B. firing the pellet at 1800 degrees C. in a non-oxidizing atmosphere selected from the group consisting of an inert gas and dry hydrogen to remove the copper filler material,

C. impregnating the pellet with Ba₅ Sr(WO₆)₂ at about 1900 degrees C. in a dry inert gas atmosphere, wherein said Ba₅ Sr(WO₆)₂ impregnant is made by mixing stoichiometric amounts of barium carbonate, strontium carbonate, and tungsten trioxide according to the equation 5BaCO₃ +SrCO₃ +2WO₃ →Ba₅ Sr(WO₆)₂ +6CO₂, ball milling the mixture overnight, and then firing in an air oven at 1475 degrees C. for 2 hours, and

D. firing the impregnated emitter in a dry hydrogen atmosphere at about 1840 degrees C. for about 2.5 to 5 minutes.

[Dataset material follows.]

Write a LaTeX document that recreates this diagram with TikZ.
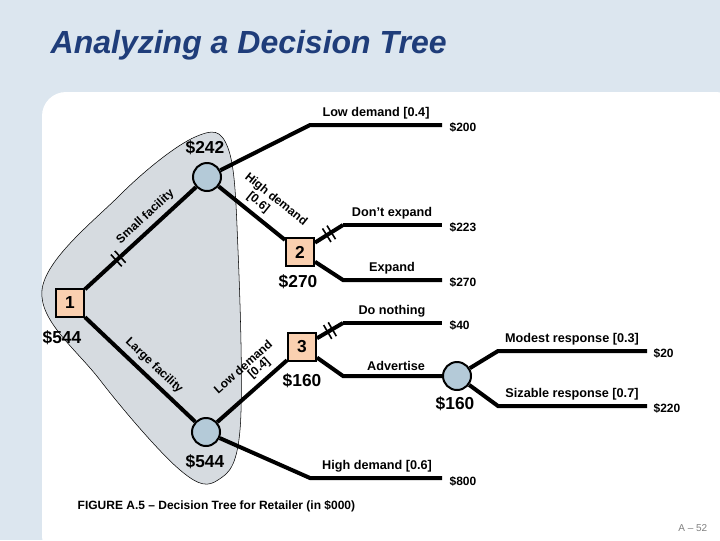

2. Method according to claim 1 wherein the pellet is a tungsten pellet.

3. Method according to claim 1 wherein the pellet is a tungsten rhenium pellet.

4. Method according to claim 1 wherein the pellet is a tungsten iridium pellet.

5. Method according to claim 1 wherein the pellet is a tungsten osmium pellet.

6. Method according to claim 1 wherein the activator is hafnium.

7. Method according to claim 1 wherein the activator is zirconium.

8. Method according to claim 1 wherein the nonoxidizing atmosphere is an inert gas.

9. Method according to claim 1 wherein the nonoxidizing atmosphere is dry hydrogen.